■ Directions
Records follow. Copy every line with "this".

■ Records
════

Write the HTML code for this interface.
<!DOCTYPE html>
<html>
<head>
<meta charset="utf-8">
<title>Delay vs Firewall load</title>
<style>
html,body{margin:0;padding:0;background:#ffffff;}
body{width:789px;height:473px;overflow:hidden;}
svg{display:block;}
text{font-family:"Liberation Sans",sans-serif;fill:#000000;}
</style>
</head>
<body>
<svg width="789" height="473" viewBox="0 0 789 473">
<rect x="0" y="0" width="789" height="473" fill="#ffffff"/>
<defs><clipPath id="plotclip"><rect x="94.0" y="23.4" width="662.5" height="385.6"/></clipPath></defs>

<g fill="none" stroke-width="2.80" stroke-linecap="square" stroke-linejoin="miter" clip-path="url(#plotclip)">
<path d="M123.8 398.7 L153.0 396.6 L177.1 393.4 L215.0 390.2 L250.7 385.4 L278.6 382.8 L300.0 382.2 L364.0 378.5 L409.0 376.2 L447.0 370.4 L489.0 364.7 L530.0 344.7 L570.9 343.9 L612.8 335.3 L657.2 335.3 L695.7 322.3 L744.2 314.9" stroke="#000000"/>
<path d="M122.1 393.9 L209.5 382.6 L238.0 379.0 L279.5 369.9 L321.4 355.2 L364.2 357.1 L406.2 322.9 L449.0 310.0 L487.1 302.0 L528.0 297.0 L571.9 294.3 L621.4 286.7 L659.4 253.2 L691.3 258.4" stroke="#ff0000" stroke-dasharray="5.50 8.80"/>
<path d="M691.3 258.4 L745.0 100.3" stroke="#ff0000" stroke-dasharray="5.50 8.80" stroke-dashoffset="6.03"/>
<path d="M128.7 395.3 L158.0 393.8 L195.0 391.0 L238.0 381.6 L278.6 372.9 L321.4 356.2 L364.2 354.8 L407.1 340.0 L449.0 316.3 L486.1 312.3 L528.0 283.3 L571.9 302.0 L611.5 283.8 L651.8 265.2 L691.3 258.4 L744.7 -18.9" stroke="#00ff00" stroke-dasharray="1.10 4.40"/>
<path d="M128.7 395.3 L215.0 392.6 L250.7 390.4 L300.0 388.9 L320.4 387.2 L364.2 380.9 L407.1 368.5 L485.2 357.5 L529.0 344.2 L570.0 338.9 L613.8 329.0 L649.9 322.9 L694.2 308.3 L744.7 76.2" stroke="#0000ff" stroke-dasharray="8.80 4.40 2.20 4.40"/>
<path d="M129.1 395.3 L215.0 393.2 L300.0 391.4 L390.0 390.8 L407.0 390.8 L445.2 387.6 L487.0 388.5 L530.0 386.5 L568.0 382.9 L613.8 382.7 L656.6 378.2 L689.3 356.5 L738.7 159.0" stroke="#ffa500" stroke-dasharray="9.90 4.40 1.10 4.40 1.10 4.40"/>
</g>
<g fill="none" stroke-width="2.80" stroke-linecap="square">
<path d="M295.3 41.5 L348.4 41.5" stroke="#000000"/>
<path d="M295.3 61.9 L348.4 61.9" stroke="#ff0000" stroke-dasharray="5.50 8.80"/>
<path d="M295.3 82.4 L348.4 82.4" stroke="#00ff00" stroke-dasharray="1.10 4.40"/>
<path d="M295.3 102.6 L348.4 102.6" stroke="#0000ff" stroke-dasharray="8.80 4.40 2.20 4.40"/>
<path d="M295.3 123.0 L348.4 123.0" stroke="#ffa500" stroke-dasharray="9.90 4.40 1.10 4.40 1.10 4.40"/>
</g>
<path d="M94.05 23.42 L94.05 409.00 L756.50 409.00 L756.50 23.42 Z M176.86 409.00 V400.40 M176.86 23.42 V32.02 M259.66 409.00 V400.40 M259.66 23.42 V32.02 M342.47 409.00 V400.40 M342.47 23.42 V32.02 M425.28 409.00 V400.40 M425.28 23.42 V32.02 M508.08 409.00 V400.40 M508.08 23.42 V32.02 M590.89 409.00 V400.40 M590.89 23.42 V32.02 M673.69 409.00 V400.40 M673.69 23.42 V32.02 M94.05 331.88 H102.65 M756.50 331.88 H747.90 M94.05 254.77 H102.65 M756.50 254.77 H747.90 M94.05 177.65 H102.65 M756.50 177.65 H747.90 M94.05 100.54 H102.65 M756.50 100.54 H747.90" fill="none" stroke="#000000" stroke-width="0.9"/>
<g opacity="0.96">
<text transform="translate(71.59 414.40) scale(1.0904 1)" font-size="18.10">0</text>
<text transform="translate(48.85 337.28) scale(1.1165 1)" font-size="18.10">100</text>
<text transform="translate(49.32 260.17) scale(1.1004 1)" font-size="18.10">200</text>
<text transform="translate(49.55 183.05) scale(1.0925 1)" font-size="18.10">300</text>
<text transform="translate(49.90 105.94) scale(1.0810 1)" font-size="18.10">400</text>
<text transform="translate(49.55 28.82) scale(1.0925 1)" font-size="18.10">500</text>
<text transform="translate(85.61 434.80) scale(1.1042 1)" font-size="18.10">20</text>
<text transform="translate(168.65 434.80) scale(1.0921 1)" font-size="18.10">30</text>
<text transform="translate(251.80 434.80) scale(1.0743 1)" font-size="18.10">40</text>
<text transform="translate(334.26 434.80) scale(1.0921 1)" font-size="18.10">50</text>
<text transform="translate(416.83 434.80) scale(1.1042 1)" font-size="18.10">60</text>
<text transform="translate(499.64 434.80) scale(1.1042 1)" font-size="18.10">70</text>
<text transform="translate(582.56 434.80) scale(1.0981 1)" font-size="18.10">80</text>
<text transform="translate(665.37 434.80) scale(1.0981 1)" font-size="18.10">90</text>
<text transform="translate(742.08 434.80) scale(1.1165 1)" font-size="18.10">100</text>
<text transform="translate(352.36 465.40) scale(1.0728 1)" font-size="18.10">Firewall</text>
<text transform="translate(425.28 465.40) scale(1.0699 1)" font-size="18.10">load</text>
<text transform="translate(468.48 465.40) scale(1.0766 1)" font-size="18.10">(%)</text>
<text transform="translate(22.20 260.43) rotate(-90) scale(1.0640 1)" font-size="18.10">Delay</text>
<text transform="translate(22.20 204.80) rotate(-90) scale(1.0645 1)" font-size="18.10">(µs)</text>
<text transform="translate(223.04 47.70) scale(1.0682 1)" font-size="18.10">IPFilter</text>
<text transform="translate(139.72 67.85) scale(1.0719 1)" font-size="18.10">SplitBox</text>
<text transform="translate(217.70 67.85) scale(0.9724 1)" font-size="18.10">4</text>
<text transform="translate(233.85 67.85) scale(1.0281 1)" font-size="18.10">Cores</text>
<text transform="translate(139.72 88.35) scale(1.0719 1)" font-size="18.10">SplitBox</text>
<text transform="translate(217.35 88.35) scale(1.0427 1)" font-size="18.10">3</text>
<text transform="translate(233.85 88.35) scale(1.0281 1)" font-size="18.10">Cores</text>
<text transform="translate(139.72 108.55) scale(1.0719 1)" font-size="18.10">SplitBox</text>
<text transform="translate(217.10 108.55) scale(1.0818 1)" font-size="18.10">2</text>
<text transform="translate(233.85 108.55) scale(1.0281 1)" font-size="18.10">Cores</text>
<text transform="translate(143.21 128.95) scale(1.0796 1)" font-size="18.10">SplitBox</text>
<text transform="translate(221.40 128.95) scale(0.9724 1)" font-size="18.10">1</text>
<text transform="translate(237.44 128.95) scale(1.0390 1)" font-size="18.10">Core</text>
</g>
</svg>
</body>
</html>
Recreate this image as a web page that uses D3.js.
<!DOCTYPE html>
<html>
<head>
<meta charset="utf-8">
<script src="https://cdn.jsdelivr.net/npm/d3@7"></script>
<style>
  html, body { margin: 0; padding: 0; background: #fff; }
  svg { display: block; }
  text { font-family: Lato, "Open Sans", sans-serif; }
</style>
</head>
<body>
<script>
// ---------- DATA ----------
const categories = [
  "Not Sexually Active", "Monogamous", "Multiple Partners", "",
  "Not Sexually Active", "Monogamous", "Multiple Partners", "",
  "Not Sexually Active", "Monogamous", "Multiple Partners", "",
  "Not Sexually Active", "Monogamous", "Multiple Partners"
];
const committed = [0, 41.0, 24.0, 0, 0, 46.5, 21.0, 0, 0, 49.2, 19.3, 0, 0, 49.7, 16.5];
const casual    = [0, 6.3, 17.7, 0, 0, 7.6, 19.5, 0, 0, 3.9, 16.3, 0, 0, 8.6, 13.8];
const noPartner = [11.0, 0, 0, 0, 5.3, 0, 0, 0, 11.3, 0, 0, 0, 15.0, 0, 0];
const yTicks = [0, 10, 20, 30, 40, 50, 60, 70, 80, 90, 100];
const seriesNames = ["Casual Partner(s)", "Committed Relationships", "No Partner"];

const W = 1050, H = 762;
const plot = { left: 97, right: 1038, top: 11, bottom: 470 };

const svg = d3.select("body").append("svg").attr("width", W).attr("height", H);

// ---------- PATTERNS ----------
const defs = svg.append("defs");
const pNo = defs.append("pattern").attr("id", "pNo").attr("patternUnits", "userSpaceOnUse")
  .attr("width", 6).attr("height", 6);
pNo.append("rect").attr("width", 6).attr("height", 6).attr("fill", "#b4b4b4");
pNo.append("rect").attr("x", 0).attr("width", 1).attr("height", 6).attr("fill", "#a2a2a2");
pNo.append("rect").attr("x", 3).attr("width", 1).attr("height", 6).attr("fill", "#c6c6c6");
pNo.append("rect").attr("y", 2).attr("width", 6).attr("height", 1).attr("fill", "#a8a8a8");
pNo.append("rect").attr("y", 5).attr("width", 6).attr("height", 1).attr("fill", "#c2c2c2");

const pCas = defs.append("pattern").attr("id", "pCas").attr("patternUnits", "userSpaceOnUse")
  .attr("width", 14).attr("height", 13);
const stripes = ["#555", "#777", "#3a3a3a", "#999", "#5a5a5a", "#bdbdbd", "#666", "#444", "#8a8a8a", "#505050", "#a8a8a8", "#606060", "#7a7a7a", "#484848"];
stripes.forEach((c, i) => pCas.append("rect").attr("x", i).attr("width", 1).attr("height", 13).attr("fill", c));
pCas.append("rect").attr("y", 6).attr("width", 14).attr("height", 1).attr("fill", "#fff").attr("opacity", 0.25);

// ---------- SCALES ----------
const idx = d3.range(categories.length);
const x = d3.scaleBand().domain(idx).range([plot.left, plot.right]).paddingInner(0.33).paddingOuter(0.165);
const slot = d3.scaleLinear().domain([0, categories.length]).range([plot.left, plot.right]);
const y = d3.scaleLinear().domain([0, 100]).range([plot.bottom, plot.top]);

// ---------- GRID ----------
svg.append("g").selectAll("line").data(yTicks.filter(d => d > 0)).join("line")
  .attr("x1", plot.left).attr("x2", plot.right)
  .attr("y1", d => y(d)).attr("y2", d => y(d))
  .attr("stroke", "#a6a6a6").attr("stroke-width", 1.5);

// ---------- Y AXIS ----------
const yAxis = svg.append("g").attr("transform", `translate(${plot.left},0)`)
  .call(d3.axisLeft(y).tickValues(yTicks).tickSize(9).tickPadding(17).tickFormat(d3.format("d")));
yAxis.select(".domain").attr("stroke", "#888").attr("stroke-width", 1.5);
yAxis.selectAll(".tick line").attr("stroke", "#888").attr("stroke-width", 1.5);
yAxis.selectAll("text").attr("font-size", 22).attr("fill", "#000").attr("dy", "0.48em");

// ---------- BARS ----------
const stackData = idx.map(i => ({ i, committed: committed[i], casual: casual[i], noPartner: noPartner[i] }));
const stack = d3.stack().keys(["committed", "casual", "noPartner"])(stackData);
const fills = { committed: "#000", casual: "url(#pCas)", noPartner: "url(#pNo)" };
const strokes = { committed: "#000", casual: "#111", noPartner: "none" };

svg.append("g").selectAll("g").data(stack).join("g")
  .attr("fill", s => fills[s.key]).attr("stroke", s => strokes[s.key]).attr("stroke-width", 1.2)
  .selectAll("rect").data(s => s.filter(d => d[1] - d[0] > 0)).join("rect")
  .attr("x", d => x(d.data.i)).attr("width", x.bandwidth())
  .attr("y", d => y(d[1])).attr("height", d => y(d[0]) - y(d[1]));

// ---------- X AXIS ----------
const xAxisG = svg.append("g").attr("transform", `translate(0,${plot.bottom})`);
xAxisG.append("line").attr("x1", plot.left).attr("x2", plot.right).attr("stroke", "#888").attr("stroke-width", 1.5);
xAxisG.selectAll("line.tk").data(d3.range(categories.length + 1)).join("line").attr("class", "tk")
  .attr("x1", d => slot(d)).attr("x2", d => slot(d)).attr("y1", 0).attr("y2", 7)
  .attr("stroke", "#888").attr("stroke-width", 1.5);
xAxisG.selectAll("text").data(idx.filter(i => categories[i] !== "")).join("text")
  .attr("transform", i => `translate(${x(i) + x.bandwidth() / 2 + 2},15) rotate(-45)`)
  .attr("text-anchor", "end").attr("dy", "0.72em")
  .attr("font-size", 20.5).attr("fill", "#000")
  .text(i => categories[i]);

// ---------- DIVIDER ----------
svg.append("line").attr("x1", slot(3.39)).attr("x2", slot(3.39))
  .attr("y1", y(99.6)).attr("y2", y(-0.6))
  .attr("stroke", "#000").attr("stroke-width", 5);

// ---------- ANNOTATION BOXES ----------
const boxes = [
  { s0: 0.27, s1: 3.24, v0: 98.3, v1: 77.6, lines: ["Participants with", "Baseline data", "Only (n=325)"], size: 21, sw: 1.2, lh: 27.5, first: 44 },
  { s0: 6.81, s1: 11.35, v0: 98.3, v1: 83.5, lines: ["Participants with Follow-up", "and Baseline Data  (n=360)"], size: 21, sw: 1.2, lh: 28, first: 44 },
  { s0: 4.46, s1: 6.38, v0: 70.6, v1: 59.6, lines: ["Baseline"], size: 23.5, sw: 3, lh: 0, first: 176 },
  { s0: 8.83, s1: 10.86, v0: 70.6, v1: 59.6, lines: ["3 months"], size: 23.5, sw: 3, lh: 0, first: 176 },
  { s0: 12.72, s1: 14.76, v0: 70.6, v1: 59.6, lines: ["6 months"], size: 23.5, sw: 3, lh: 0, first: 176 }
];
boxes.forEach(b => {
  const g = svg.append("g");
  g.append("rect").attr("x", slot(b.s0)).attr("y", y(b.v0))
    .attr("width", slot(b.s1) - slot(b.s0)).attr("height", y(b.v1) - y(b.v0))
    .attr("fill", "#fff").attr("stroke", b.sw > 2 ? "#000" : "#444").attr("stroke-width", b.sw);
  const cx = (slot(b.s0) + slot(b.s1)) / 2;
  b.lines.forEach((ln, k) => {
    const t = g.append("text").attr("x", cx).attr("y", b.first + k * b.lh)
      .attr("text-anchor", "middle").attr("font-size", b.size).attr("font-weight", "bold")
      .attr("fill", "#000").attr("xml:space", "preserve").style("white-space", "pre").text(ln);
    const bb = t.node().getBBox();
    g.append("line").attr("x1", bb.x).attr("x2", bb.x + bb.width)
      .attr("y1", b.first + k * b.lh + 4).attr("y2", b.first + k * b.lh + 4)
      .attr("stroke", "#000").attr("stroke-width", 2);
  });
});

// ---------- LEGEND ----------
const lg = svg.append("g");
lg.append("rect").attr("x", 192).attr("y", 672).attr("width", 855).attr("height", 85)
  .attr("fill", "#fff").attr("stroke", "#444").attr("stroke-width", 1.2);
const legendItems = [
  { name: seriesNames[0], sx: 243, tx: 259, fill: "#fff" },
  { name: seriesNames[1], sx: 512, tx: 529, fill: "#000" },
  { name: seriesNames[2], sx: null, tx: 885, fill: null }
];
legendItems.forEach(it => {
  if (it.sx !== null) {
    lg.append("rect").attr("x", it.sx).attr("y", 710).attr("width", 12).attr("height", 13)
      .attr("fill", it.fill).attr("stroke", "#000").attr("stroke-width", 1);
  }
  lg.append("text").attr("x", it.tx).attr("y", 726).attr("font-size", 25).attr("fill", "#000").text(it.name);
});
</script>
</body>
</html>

════

■ Correct output
Write the HTML code for this interface.
Recreate this image as a web page that uses D3.js.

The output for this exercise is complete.